7. Tony’s Career Prospects

In the movie, Livia and Johnny are seen arguing about Tony’s future and career options while driving in a car with Dickie and his wife. Johnny mentions that Tony wants to be a football player during the conversation, but neither he nor Dickie think the teenager is “pro material.” Tony’s Uncle Junior also says the same in an episode of ‘The Sopranos.’

On the other hand, Tony’s mother has other ideas and wants him to work in the patio furniture business. In the show, during a session with Dr. Melfi, Tony wonders how his life would’ve turned out if his father wasn’t involved in a life of crime. He further states that he probably would’ve wound up in the patio furniture business. While we know that Tony ends up taking neither path, it is riveting to see the character in a time when both options were still open to him.

6. The Beehive Shooting Incident

During the same conversation mentioned above, we also get to see a moment from the show that we had previously only heard about. As Janice recollects in a season six episode, her mom constantly nagged at her dad while returning from an event. In response, Johnny whipped a gun to her head and shot a bullet through her beehive hairdo. In the movie, we see this particular scene playing out. However, a notable change from Janice’s version is that Dickie and his wife accompany the Sopranos instead of their Uncle Junior and his comare. We will chalk up the confusion to Janice’s malingering habit and move on.

5. The Carnival Arrest

A pivotal moment in Tony and Janice’s life is watching their father being arrested by the police at a carnival. This moment appears as a flashback in the show’s very first season and is recreated in the movie without changing much of the details. The incident introduces Tony to his father’s criminal lifestyle and could also be cited as one of the reasons Tony has a troubled childhood.

4. Poor You!

The movie features a younger version of Tony’s mother, Livia, with Vera Farmiga brilliantly essaying the part.

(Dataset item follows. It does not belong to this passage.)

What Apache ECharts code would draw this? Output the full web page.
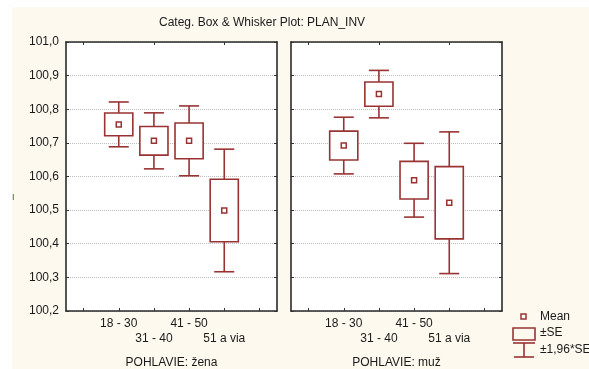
<!DOCTYPE html>
<html>
<head>
<meta charset="utf-8">
<script src="https://cdn.jsdelivr.net/npm/echarts@6/dist/echarts.min.js"></script>
<style>
html,body{margin:0;padding:0;background:#ffffff;}
#chart{width:589px;height:369px;}
</style>
</head>
<body>
<div id="chart"></div>
<script>
// ---- data ----
var ageGroups = ['18 - 30', '31 - 40', '41 - 50', '51 a via'];
var panelNames = ['POHLAVIE: žena', 'POHLAVIE: muž'];
var zenaMean = [100.755, 100.706, 100.706, 100.499];
var zenaSE   = [0.034, 0.0425, 0.053, 0.093];
var muzMean  = [100.692, 100.845, 100.589, 100.522];
var muzSE    = [0.043, 0.036, 0.056, 0.1075];
var yTicks = [100.2, 100.3, 100.4, 100.5, 100.6, 100.7, 100.8, 100.9, 101.0];
var titleText = 'Categ. Box & Whisker Plot: PLAN_INV';
var legendLabels = ['Mean', '±SE', '±1,96*SE'];
var seFactor = 1.96;

// ---- build ----
var RED = '#993333';
var FONT = 'Liberation Sans, Arial, sans-serif';
var cats = [''].concat(ageGroups).concat(['']);
var yMin = yTicks[0], yMax = yTicks[yTicks.length - 1];

function fmtY(v){ return v.toFixed(1).replace('.', ','); }

function renderBox(params, api){
  var x = api.value(0), m = api.value(1), se = api.value(2);
  var band = api.size([1, 0])[0];
  var bw = band * 0.4, cw = band * 0.285;
  var cx = api.coord([x, m])[0];
  var yM = api.coord([x, m])[1];
  var yBT = api.coord([x, m + se])[1];
  var yBB = api.coord([x, m - se])[1];
  var yWT = api.coord([x, m + seFactor * se])[1];
  var yWB = api.coord([x, m - seFactor * se])[1];
  var st = {stroke: RED, lineWidth: 1.6, fill: null};
  return {type: 'group', children: [
    {type: 'line', shape: {x1: cx, y1: yWT, x2: cx, y2: yBT}, style: st},
    {type: 'line', shape: {x1: cx, y1: yBB, x2: cx, y2: yWB}, style: st},
    {type: 'line', shape: {x1: cx - cw, y1: yWT, x2: cx + cw, y2: yWT}, style: st},
    {type: 'line', shape: {x1: cx - cw, y1: yWB, x2: cx + cw, y2: yWB}, style: st},
    {type: 'rect', shape: {x: cx - bw, y: yBT, width: 2 * bw, height: yBB - yBT}, style: {stroke: RED, lineWidth: 1.6, fill: '#ffffff'}},
    {type: 'rect', shape: {x: cx - 2.5, y: yM - 2.5, width: 5, height: 5}, style: {stroke: RED, lineWidth: 1.5, fill: '#ffffff'}}
  ]};
}

var panels = [
  {left: 66, mean: zenaMean, se: zenaSE, name: panelNames[0]},
  {left: 291, mean: muzMean, se: muzSE, name: panelNames[1]}
];

var grids = [], xAxes = [], yAxes = [], series = [];
var axisLine = {show: true, lineStyle: {color: '#2a2a2a', width: 1.6}};
panels.forEach(function(p, gi){
  grids.push({left: p.left, top: 42, width: 211, height: 269, containLabel: false,
              outerBoundsMode: 'none',
              show: true, backgroundColor: '#ffffff', borderWidth: 0});
  xAxes.push({
    type: 'category', gridIndex: gi, position: 'bottom', data: cats,
    boundaryGap: true,
    axisLine: axisLine,
    axisTick: {show: true, inside: true, alignWithLabel: true, length: 3, lineStyle: {color: '#333'}},
    axisLabel: {
      interval: 0, margin: 5, color: '#1a1a1a', fontFamily: FONT, fontSize: 12, lineHeight: 15,
      formatter: function(v, idx){ return (idx % 2 === 0 && v) ? '\n' + v : v; }
    },
    splitLine: {show: false},
    name: p.name, nameLocation: 'middle', nameGap: 46,
    nameTextStyle: {color: '#1a1a1a', fontFamily: FONT, fontSize: 12}
  });
  xAxes.push({
    type: 'category', gridIndex: gi, position: 'top', data: cats,
    boundaryGap: true,
    axisLine: axisLine,
    axisTick: {show: true, inside: true, alignWithLabel: true, length: 3, lineStyle: {color: '#333'}},
    axisLabel: {show: false}, splitLine: {show: false}
  });
  yAxes.push({
    type: 'value', gridIndex: gi, position: 'left', min: yMin, max: yMax, interval: 0.1,
    axisLine: axisLine,
    axisTick: {show: true, inside: true, length: 3, lineStyle: {color: '#333'}},
    axisLabel: {show: gi === 0, margin: 7, color: '#1a1a1a', fontFamily: FONT, fontSize: 12, formatter: fmtY},
    splitLine: {show: true, lineStyle: {color: '#bdbdbd', type: 'dotted', width: 1}}
  });
  yAxes.push({
    type: 'value', gridIndex: gi, position: 'right', min: yMin, max: yMax, interval: 0.1,
    axisLine: axisLine,
    axisTick: {show: true, inside: true, length: 3, lineStyle: {color: '#333'}},
    axisLabel: {show: false}, splitLine: {show: false}
  });
  var data = ageGroups.map(function(g, i){ return [i + 1, p.mean[i], p.se[i]]; });
  series.push({
    type: 'custom', xAxisIndex: gi * 2, yAxisIndex: gi * 2,
    renderItem: renderBox, data: data,
    encode: {x: 0, y: 1}, silent: true, animation: false
  });
});

var option = {
  animation: false,
  backgroundColor: '#ffffff',
  grid: grids, xAxis: xAxes, yAxis: yAxes, series: series,
  graphic: [
    {type: 'rect', left: 12, top: 7, shape: {width: 577, height: 362}, style: {fill: '#fef9ef'}, z: -10, silent: true},
    {type: 'text', left: 159, top: 17, style: {text: titleText, fill: '#1a1a1a', font: '12px ' + FONT}},
    {type: 'text', left: 12, top: 193, style: {text: 'I', fill: '#445566', font: '9px ' + FONT}},
    // legend
    {type: 'rect', shape: {x: 521, y: 314, width: 5, height: 5}, style: {stroke: RED, lineWidth: 1.5, fill: '#ffffff'}},
    {type: 'text', x: 540, y: 317, style: {text: legendLabels[0], fill: '#1a1a1a', font: '12px ' + FONT, verticalAlign: 'middle'}},
    {type: 'rect', shape: {x: 513, y: 328, width: 22, height: 12}, style: {stroke: RED, lineWidth: 1.6, fill: null}},
    {type: 'text', x: 540, y: 333, style: {text: legendLabels[1], fill: '#1a1a1a', font: '12px ' + FONT, verticalAlign: 'middle'}},
    {type: 'line', shape: {x1: 513, y1: 343, x2: 535, y2: 343}, style: {stroke: RED, lineWidth: 1.6}},
    {type: 'line', shape: {x1: 524, y1: 343, x2: 524, y2: 357}, style: {stroke: RED, lineWidth: 1.6}},
    {type: 'line', shape: {x1: 514, y1: 357, x2: 534, y2: 357}, style: {stroke: RED, lineWidth: 1.6}},
    {type: 'text', x: 540, y: 350, style: {text: legendLabels[2], fill: '#1a1a1a', font: '12px ' + FONT, verticalAlign: 'middle'}}
  ]
};

var chart = echarts.init(document.getElementById('chart'), null, {renderer: 'canvas'});
chart.setOption(option);
</script>
</body>
</html>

However, she isn’t as jaded or blunt as her future counterpart we see in the show. Nonetheless, she is still very much all over the place when it comes to handling her emotions and her children. In a scene of the movie, while trying to have a warm conversation with her son, Livia utters the words “Poor You,” which we know are synonymous with the character in the show.

3. Tony’s Heart to Heart

Even before Tony begins his sessions with Dr. Melfi, the prequel shows him open-heartedly speaking with his guidance counselor. As his counselor later reveals to his mother, one of Tony’s best memories is his mother reading him a book about the California Gold Rush. In stark contrast, when he is asked about good childhood memories of his mother later in life during therapy with Dr. Melfi, he fails to recollect any, which stands to show how far Tony will end up down the dark path the prequel sets him upon.

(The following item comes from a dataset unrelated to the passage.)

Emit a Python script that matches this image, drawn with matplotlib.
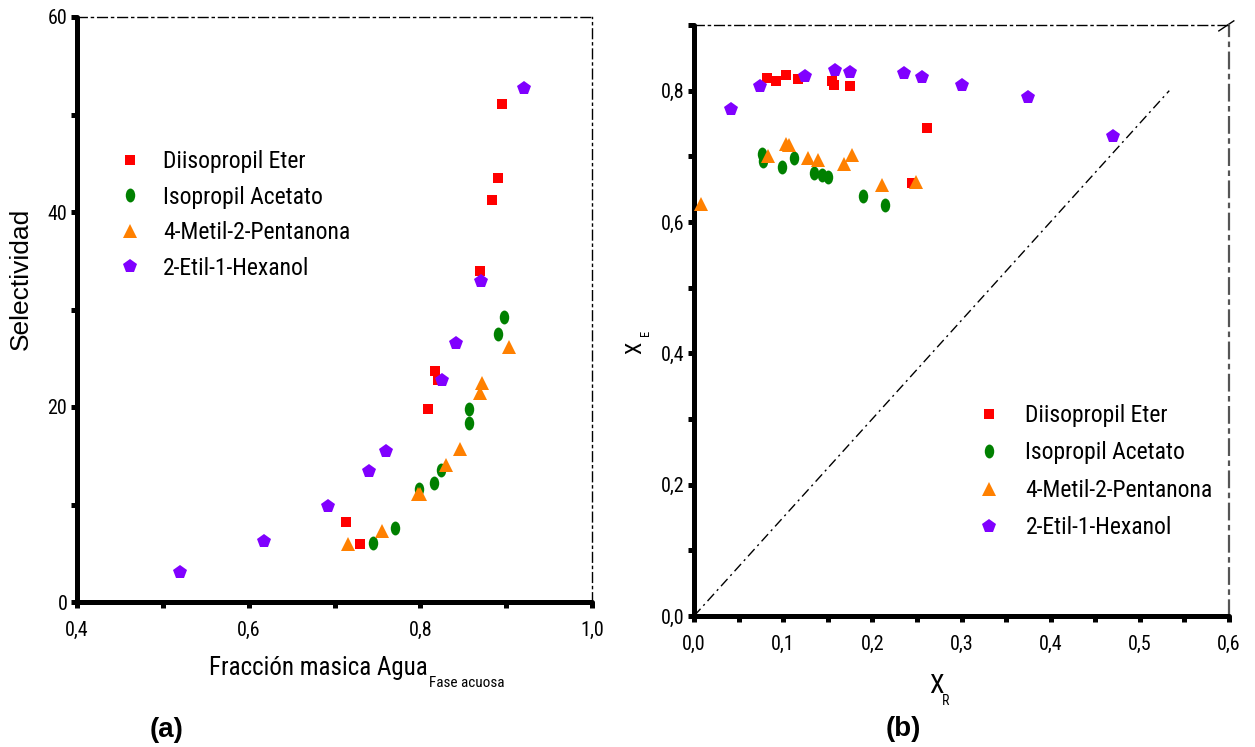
import matplotlib
matplotlib.use('Agg')
import matplotlib.pyplot as plt
from matplotlib import font_manager as fm
from matplotlib.path import Path
from matplotlib.transforms import Affine2D

# ---------------- data ----------------
series_names = ['Diisopropil Eter', 'Isopropil Acetato', '4-Metil-2-Pentanona', '2-Etil-1-Hexanol']
series_colors = ['#FF0000', '#008000', '#FF8000', '#8000FF']

# Panel (a): Selectividad vs fraccion masica de agua (fase acuosa)
a_dipe_x = [0.713, 0.730, 0.809, 0.817, 0.820, 0.870, 0.884, 0.891, 0.895]
a_dipe_y = [8.2, 6.0, 19.8, 23.7, 22.8, 33.9, 41.2, 43.5, 51.1]
a_ipac_x = [0.745, 0.770, 0.799, 0.816, 0.824, 0.857, 0.857, 0.890, 0.897]
a_ipac_y = [6.1, 7.6, 11.6, 12.2, 13.5, 19.8, 18.4, 27.5, 29.2]
a_mibk_x = [0.716, 0.755, 0.797, 0.800, 0.830, 0.846, 0.870, 0.872, 0.903]
a_mibk_y = [6.0, 7.3, 11.1, 11.1, 14.1, 15.7, 21.4, 22.5, 26.2]
a_eh_x = [0.520, 0.618, 0.693, 0.740, 0.760, 0.825, 0.842, 0.871, 0.921]
a_eh_y = [3.1, 6.3, 9.8, 13.4, 15.5, 22.8, 26.6, 32.9, 52.7]

# Panel (b): X_E vs X_R
b_dipe_x = [0.082, 0.092, 0.103, 0.117, 0.155, 0.157, 0.175, 0.244, 0.261]
b_dipe_y = [0.819, 0.815, 0.824, 0.818, 0.814, 0.808, 0.807, 0.659, 0.743]
b_ipac_x = [0.076, 0.077, 0.099, 0.112, 0.135, 0.144, 0.150, 0.190, 0.214]
b_ipac_y = [0.703, 0.693, 0.683, 0.697, 0.675, 0.671, 0.669, 0.640, 0.626]
b_mibk_x = [0.008, 0.083, 0.103, 0.107, 0.128, 0.139, 0.168, 0.177, 0.211, 0.249]
b_mibk_y = [0.628, 0.700, 0.719, 0.717, 0.698, 0.694, 0.689, 0.702, 0.657, 0.661]
b_eh_x = [0.041, 0.074, 0.124, 0.158, 0.175, 0.235, 0.256, 0.301, 0.375, 0.470]
b_eh_y = [0.772, 0.807, 0.822, 0.832, 0.829, 0.827, 0.821, 0.808, 0.791, 0.731]

# Reference line in panel (b)
ref_x = [0.0, 0.533]
ref_y = [0.0, 0.800]

# Ticks
a_xticks = [0.4, 0.6, 0.8, 1.0]
a_xticklabels = ['0,4', '0,6', '0,8', '1,0']
a_xminor = [0.5, 0.7, 0.9]
a_yticks = [0, 20, 40, 60]
a_yticklabels = ['0', '20', '40', '60']
a_yminor = [10, 30, 50]

b_xticks = [0.0, 0.1, 0.2, 0.3, 0.4, 0.5, 0.6]
b_xticklabels = ['0,0', '0,1', '0,2', '0,3', '0,4', '0,5', '0,6']
b_xminor = [0.05, 0.15, 0.25, 0.35, 0.45, 0.55]
b_yticks = [0.0, 0.2, 0.4, 0.6, 0.8]
b_yticklabels = ['0,0', '0,2', '0,4', '0,6', '0,8']
b_yminor = [0.1, 0.3, 0.5, 0.7, 0.9]

# ---------------- fonts ----------------
avail = {f.name for f in fm.fontManager.ttflist}
narrow = next((n for n in ['Liberation Sans Narrow', 'Roboto Condensed', 'Open Sans Condensed',
                           'DejaVu Sans Condensed'] if n in avail), 'Liberation Sans')
regular = 'Liberation Sans' if 'Liberation Sans' in avail else 'DejaVu Sans'
is_narrow = narrow != 'Liberation Sans'
k = 1.0 if is_narrow else 0.85  # shrink size if no narrow face

plt.rcParams['font.family'] = [narrow, 'DejaVu Sans']

# ---------------- markers ----------------
ellipse = Path.unit_circle().transformed(Affine2D().scale(0.68, 1.0))
markers = ['s', ellipse, '^', 'p']
msizes = [7.5, 10, 10, 10]

fig = plt.figure(figsize=(12.55, 7.47), dpi=100)

W, H = 1255.0, 747.0
ax_a = fig.add_axes([77 / W, 1 - 602 / H, (592 - 77) / W, (602 - 17) / H])
ax_b = fig.add_axes([694 / W, 1 - 616 / H, (1229 - 694) / W, (616 - 25) / H])

dash = (0, (7, 3, 1.5, 3))


def style_axes(ax, xlim, ylim, xt, xtl, xm, yt, ytl, ym, right_color):
    ax.set_xlim(*xlim)
    ax.set_ylim(*ylim)
    ax.set_xticks(xt, xtl)
    ax.set_xticks(xm, minor=True)
    ax.set_yticks(yt, ytl)
    ax.set_yticks(ym, minor=True)
    for s in ['left', 'bottom']:
        ax.spines[s].set_linewidth(3.6)
        ax.spines[s].set_capstyle('round')
    ax.spines['top'].set_linewidth(1.0)
    ax.spines['top'].set_linestyle(dash)
    ax.spines['right'].set_linewidth(1.0 if right_color == 'black' else 1.6)
    ax.spines['right'].set_linestyle(dash)
    ax.spines['right'].set_edgecolor(right_color)
    ax.tick_params(which='both', direction='out', length=4.5, width=3.6, color='black')
    ax.tick_params(axis='x', which='both', labelsize=14.5 * k, pad=9)
    ax.tick_params(axis='y', which='both', labelsize=14.5 * k, pad=2.5)
    ax.set_facecolor('white')


style_axes(ax_a, (0.4, 1.0), (0, 60), a_xticks, a_xticklabels, a_xminor,
           a_yticks, a_yticklabels, a_yminor, 'black')
style_axes(ax_b, (0.0, 0.6), (0.0, 0.9), b_xticks, b_xticklabels, b_xminor,
           b_yticks, b_yticklabels, b_yminor, '#555555')

a_data = [(a_dipe_x, a_dipe_y), (a_ipac_x, a_ipac_y), (a_mibk_x, a_mibk_y), (a_eh_x, a_eh_y)]
b_data = [(b_dipe_x, b_dipe_y), (b_ipac_x, b_ipac_y), (b_mibk_x, b_mibk_y), (b_eh_x, b_eh_y)]

for ax, data in [(ax_a, a_data), (ax_b, b_data)]:
    for (xs, ys), name, c, m, ms in zip(data, series_names, series_colors, markers, msizes):
        ax.plot(xs, ys, linestyle='none', marker=m, markersize=ms, color=c,
                markeredgewidth=0, label=name, clip_on=False, zorder=3)

ax_b.plot(ref_x, ref_y, color='black', linewidth=1.0, linestyle=dash, zorder=2)
ax_b.plot([0.981, 1.009], [0.990, 1.007], transform=ax_b.transAxes, color='black',
          linewidth=1.0, clip_on=False)

leg_fs = 17.0 * k
common = dict(frameon=False, fontsize=leg_fs, handlelength=1.0, borderaxespad=0,
              borderpad=0, markerscale=1.0, loc='upper left')
ax_a.legend(bbox_to_anchor=((118.5 - 77) / 515.0, (602 - 150) / 585.0),
            handletextpad=0.9, labelspacing=0.53, **common)
ax_b.legend(bbox_to_anchor=((977.5 - 694) / 535.0, (616 - 404) / 591.0),
            handletextpad=1.03, labelspacing=0.61, **common)

# axis labels
fig.text(21 / W, 1 - 279 / H, 'Selectividad', rotation=90, ha='center', va='center',
         fontsize=19, family=[regular])
xl_main = fig.text(209 / W, 1 - 675 / H, 'Fracción masica Agua', ha='left', va='baseline',
                   fontsize=18 * k)

fig.text(636 / W, 1 - 348 / H, 'X', rotation=90, ha='center', va='center', fontsize=16 * k)
fig.text(645 / W, 1 - 333 / H, 'E', rotation=90, ha='center', va='center', fontsize=9 * k)
fig.text(936 / W, 1 - 686 / H, 'X', ha='center', va='center', fontsize=19 * k)
fig.text(946 / W, 1 - 701 / H, 'R', ha='center', va='center', fontsize=10 * k)

fig.text(167 / W, 1 - 730 / H, '(a)', ha='center', va='center', fontsize=20,
         fontweight='bold', family=[regular])
fig.text(903 / W, 1 - 729 / H, '(b)', ha='center', va='center', fontsize=20,
         fontweight='bold', family=[regular])

# subscript placed right after the main x-label text
fig.canvas.draw()
bb = xl_main.get_window_extent(renderer=fig.canvas.get_renderer())
fig.text((bb.x1 + 1) / W, 1 - 687 / H, 'Fase acuosa', ha='left', va='baseline', fontsize=11 * k)

fig.savefig('out.png', dpi=100, facecolor='white')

2. A Trip Down Newark (Memory) Lane

The prequel movie takes us on a nostalgic trip across Newark as seen in ‘The Sopranos,’ and many classic and iconic locations from the show make an appearance. Chief among them is Satriale’s Pork Store, a place that will eventually become Tony and his gang’s usual hangout spot. Near the movie’s end, we see Dickie inviting Tony to Holsten’s. However, before he can meet Tony, Dickie is gunned down, and Tony gets stood up. The diner is the same one where we last see Tony with his family during the show’s series finale.

1. The Curious Case of Dickie’s Death

One of the long-standing mysteries from the show is finally solved in the movie with the reveal of Dickie’s real killer. In the show, Tony tells Christopher that a cop named Barry Haydu killed his father. However, before Christopher kills Haydu, he claims to not knowing Dickie Moltisanti. Fans long wondered so as to why Haydu would lie in the face of death, and the answer, as it turns out, is that he wasn’t lying at all. The movie reveals that Uncle Junior killed Dickie. Hence, we can all bury the grave of that mystery and move on.